Au plus proche des préoccupations quotidiennes des collègues, l’Unsa 74 a fait le constat des difficultés de logement des agents. Dans un premier temps, en assurant le suivi des personnels, puis en les invitant à s’exprimer de manières anonymes et enfin en étudiant les données publiques de différents organismes publics, privés ou associatifs.
Dans notre enquête du mois de juin 2022, 72% d’entre vous nous ont confié avoir des difficultés à vous loger :
« Lorsque je recherchais un logement en location sur le secteur de la Roche-sur-Foron (et un rayon de 20 min aux alentours), impossible de faire une seule visite malgré mes nombreuses demandes, car je ne gagnais pas assez. Les différents propriétaires m’ont dit clairement qu’ils privilégiaient les salaires suisses »
» Je suis obligée de me loger dans un appartement de 45m2 et 1 chambre (2 ados) …. car mon salaire ne me permet pas de louer plus grand. À 35 ans, professeur des écoles, je dors sur un canapé-lit…. je trouve ma situation honteuse. »
« Les banques refusent de nous faire un prêt si on n’est pas frontalier, mots prononcés par ma conseillère de banque). Je suis dans l’obligation pour survivre alors que je suis enseignante de faire des ménages les week-ends pour subvenir aux besoins de mes enfants et je vis en HLM, mais même en HLM je dois payer 800 euros de loyer. »
« je ne peux pas obtenir de logement aidé, car certains ont des revenus plus bas et je ne peux pas obtenir de logement dans le privé, car je ne gagne pas assez »
« Je suis contrainte de vivre en colocation »
» Je travaillais dans les Bouches-du-Rhône auparavant, et j’avais une indemnité de résidence alors que notre loyer était inférieur à celui de Haute-Savoie! »
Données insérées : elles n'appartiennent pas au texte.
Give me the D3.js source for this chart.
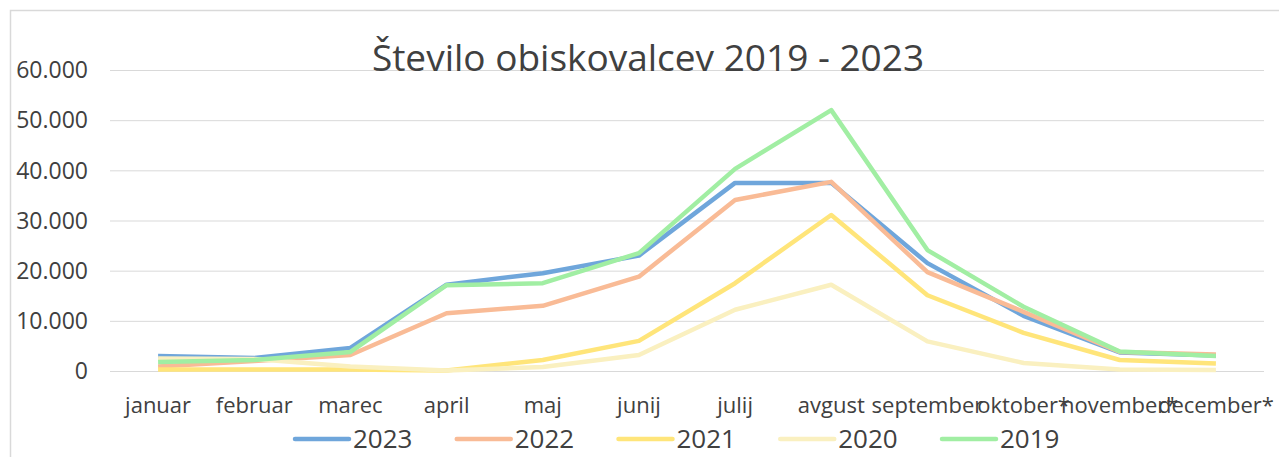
<!DOCTYPE html>
<html>
<head>
<meta charset="utf-8">
<script src="https://cdn.jsdelivr.net/npm/d3@7"></script>
<style>
  html, body { margin: 0; padding: 0; background: #fff; }
  svg text { font-family: "Open Sans", sans-serif; fill: #404040; }
</style>
</head>
<body>
<div id="chart"></div>
<script>
// Data
const months = ["januar", "februar", "marec", "april", "maj", "junij", "julij",
    "avgust", "september", "oktober*", "november*", "december*"];
const years = ["2023", "2022", "2021", "2020", "2019"];
const v2023 = [3000, 2600, 4600, 17200, 19500, 23000, 37500, 37500, 21500, 11000, 3700, 3100];
const v2022 = [900, 2000, 3200, 11500, 13000, 18800, 34100, 37700, 19700, 11800, 3800, 3300];
const v2021 = [300, 300, 300, 100, 2200, 6000, 17500, 31100, 15100, 7600, 2200, 1500];
const v2020 = [2500, 2400, 900, 100, 800, 3200, 12200, 17200, 5900, 1600, 300, 200];
const v2019 = [1800, 2200, 3800, 17100, 17500, 23500, 40300, 52000, 24100, 12800, 3900, 3000];
const yTicks = [0, 10000, 20000, 30000, 40000, 50000, 60000];

const seriesValues = [v2023, v2022, v2021, v2020, v2019];
const colors = ["#6fa6db", "#f9bb96", "#ffe57a", "#faf0c0", "#a1eea3"];

const width = 1279, height = 457;
const margin = { top: 70, right: 15, bottom: 86, left: 110 };
const innerWidth = width - margin.left - margin.right;
const innerHeight = height - margin.top - margin.bottom;

const svg = d3.select("#chart").append("svg")
    .attr("width", width)
    .attr("height", height);

// chart area frame (only top and left edges are visible)
svg.append("path")
    .attr("d", `M10.5,${height}V10.5H${width}`)
    .attr("fill", "none")
    .attr("stroke", "#d9d9d9")
    .attr("stroke-width", 1.5);

const g = svg.append("g")
    .attr("transform", `translate(${margin.left},${margin.top})`);

const x = d3.scaleBand().domain(months).range([0, innerWidth]);
const y = d3.scaleLinear().domain([0, 60000]).range([innerHeight, 0]);

const sl = d3.formatLocale({ decimal: ",", thousands: ".", grouping: [3], currency: ["", " €"] });

// y axis + gridlines
const yAxis = g.append("g")
    .call(d3.axisLeft(y).tickValues(yTicks).tickSize(-innerWidth).tickPadding(22).tickFormat(sl.format(",")))
    .attr("font-size", 23)
    .attr("font-family", null);
yAxis.select(".domain").remove();
yAxis.selectAll(".tick line").attr("stroke", "#d9d9d9").attr("stroke-width", 1);
yAxis.selectAll(".tick text").attr("dy", "0.34em");

// x axis labels
const xAxis = g.append("g")
    .attr("transform", `translate(0,${innerHeight})`)
    .call(d3.axisBottom(x).tickSize(0).tickPadding(26))
    .attr("font-size", 22)
    .attr("font-family", null);
xAxis.select(".domain").remove();

// title
svg.append("text")
    .attr("x", 648)
    .attr("y", 71)
    .attr("text-anchor", "middle")
    .attr("font-size", 37)
    .text("Število obiskovalcev 2019 - 2023");

// lines
const line = d3.line()
    .x((d, i) => x(months[i]) + x.bandwidth() / 2)
    .y(d => y(d));

seriesValues.forEach((vals, i) => {
    g.append("path")
        .datum(vals)
        .attr("fill", "none")
        .attr("stroke", colors[i])
        .attr("stroke-width", 4.5)
        .attr("stroke-linejoin", "round")
        .attr("d", line);
});

// legend
const legend = svg.append("g").attr("transform", "translate(295,439)");
years.forEach((yr, i) => {
    const item = legend.append("g").attr("transform", `translate(${i * 161.75},0)`);
    item.append("line")
        .attr("x1", 0).attr("x2", 54)
        .attr("y1", 0).attr("y2", 0)
        .attr("stroke", colors[i])
        .attr("stroke-width", 4.5)
        .attr("stroke-linecap", "round");
    item.append("text")
        .attr("x", 58)
        .attr("y", 9)
        .attr("font-size", 26)
        .text(yr);
});
</script>
</body>
</html>
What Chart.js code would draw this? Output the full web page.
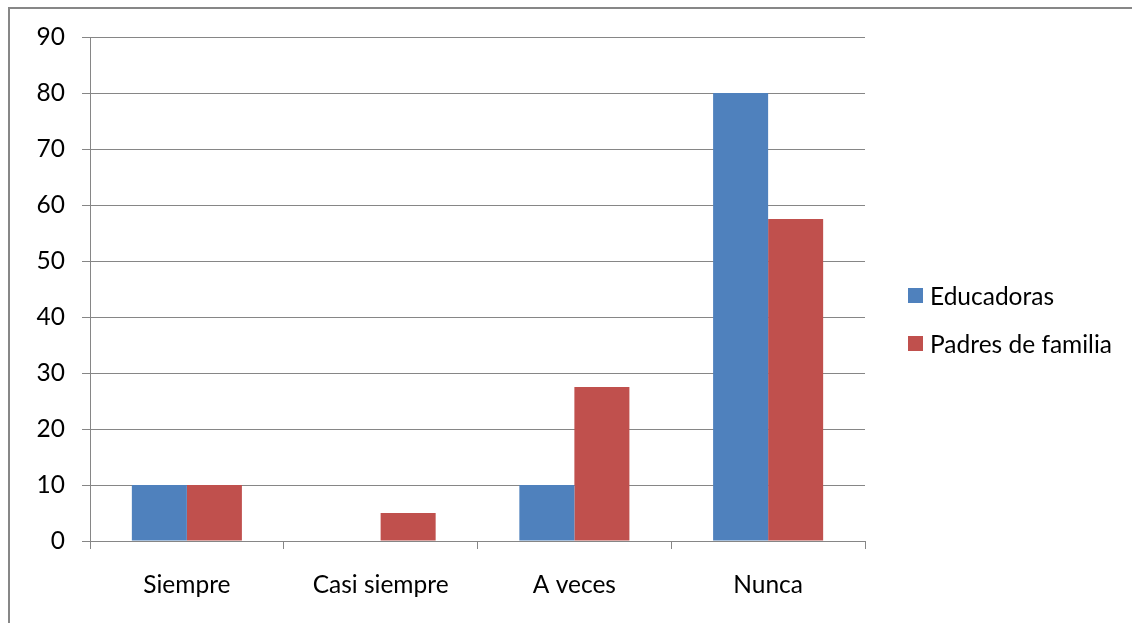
<!DOCTYPE html>
<html>
<head>
<meta charset="utf-8">
<script src="https://cdn.jsdelivr.net/npm/chart.js@4.4.0/dist/chart.umd.min.js"></script>
<style>
  html, body { margin: 0; padding: 0; background: #fff; overflow: hidden; }
  #wrap { position: relative; width: 1132px; height: 623px; }
  #frame { position: absolute; left: 8px; top: 7px; width: 1200px; height: 700px; border: 2px solid #878787; box-sizing: border-box; }
  #myChart { position: absolute; left: 0; top: 0; }
  #legend { position: absolute; left: 908px; top: 280px; font-family: Lato, sans-serif; font-size: 24.5px; color: #000; }
  .row { display: flex; align-items: center; height: 30px; margin-bottom: 18.5px; }
  .sw { width: 15px; height: 15px; margin-right: 7px; }
</style>
</head>
<body>
<div id="wrap">
  <div id="frame"></div>
  <canvas id="myChart" width="1132" height="623"></canvas>
  <div id="legend"></div>
</div>
<script>
let categories = ["Siempre", "Casi siempre", "A veces", "Nunca"];
let seriesNames = ["Educadoras", "Padres de familia"];
let educadoras = [10, 0, 10, 80];
let padres = [10, 5, 27.5, 57.5];
let colors = ["#4F81BD", "#C0504D"];

const ctx = document.getElementById('myChart');
const fontSpec = {family: "Lato, sans-serif", size: 24.5};

const chart = new Chart(ctx, {
  type: "bar",
  data: {
    labels: categories,
    datasets: [
      {label: seriesNames[0], data: educadoras, backgroundColor: colors[0]},
      {label: seriesNames[1], data: padres, backgroundColor: colors[1]}
    ]
  },
  options: {
    responsive: false,
    animation: false,
    datasets: { bar: { barPercentage: 1, categoryPercentage: 0.568 } },
    layout: { padding: { left: 0, top: 37, right: 267, bottom: 0 } },
    plugins: { legend: {display: false}, tooltip: {enabled: false} },
    scales: {
      x: {
        grid: { offset: true, drawOnChartArea: false, drawTicks: true, tickLength: 8, color: "#868686" },
        border: { color: "#868686" },
        ticks: { color: "#000", font: fontSpec, padding: 21 },
        afterFit: s => { s.height = 82; }
      },
      y: {
        min: 0, max: 90,
        ticks: { stepSize: 10, color: "#000", font: fontSpec, padding: 17 },
        grid: { color: "#868686", tickLength: 8 },
        border: { color: "#868686" },
        afterFit: s => { s.width = 90; }
      }
    }
  }
});

// legend built from the chart datasets
const legendEl = document.getElementById('legend');
chart.data.datasets.forEach(ds => {
  const row = document.createElement('div');
  row.className = 'row';
  row.innerHTML = '<div class="sw" style="background:' + ds.backgroundColor + '"></div><span>' + ds.label + '</span>';
  legendEl.appendChild(row);
});
</script>
</body>
</html>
D’autres situations, plus rares, mais plus dramatiques nous aussi été rapportées, comme l’impossibilité de quitter son conjoint ou l’obligation de dormir dans sa voiture.
Les conséquences, en plus ce celles précitées sont nombreuses : éloignement important entre le lieu de vie et le lieu de travail, fatigue liée aux transports, coût du transport, mise en disponibilité ou démission. L’attractivité déjà faible de la fonction publique s’écroule dans de telles conditions et les postes peinent à être pourvus.
Le Snep-Unsa 74 ne pouvant en rester là a décidé de chiffrer les difficultés liées au logement.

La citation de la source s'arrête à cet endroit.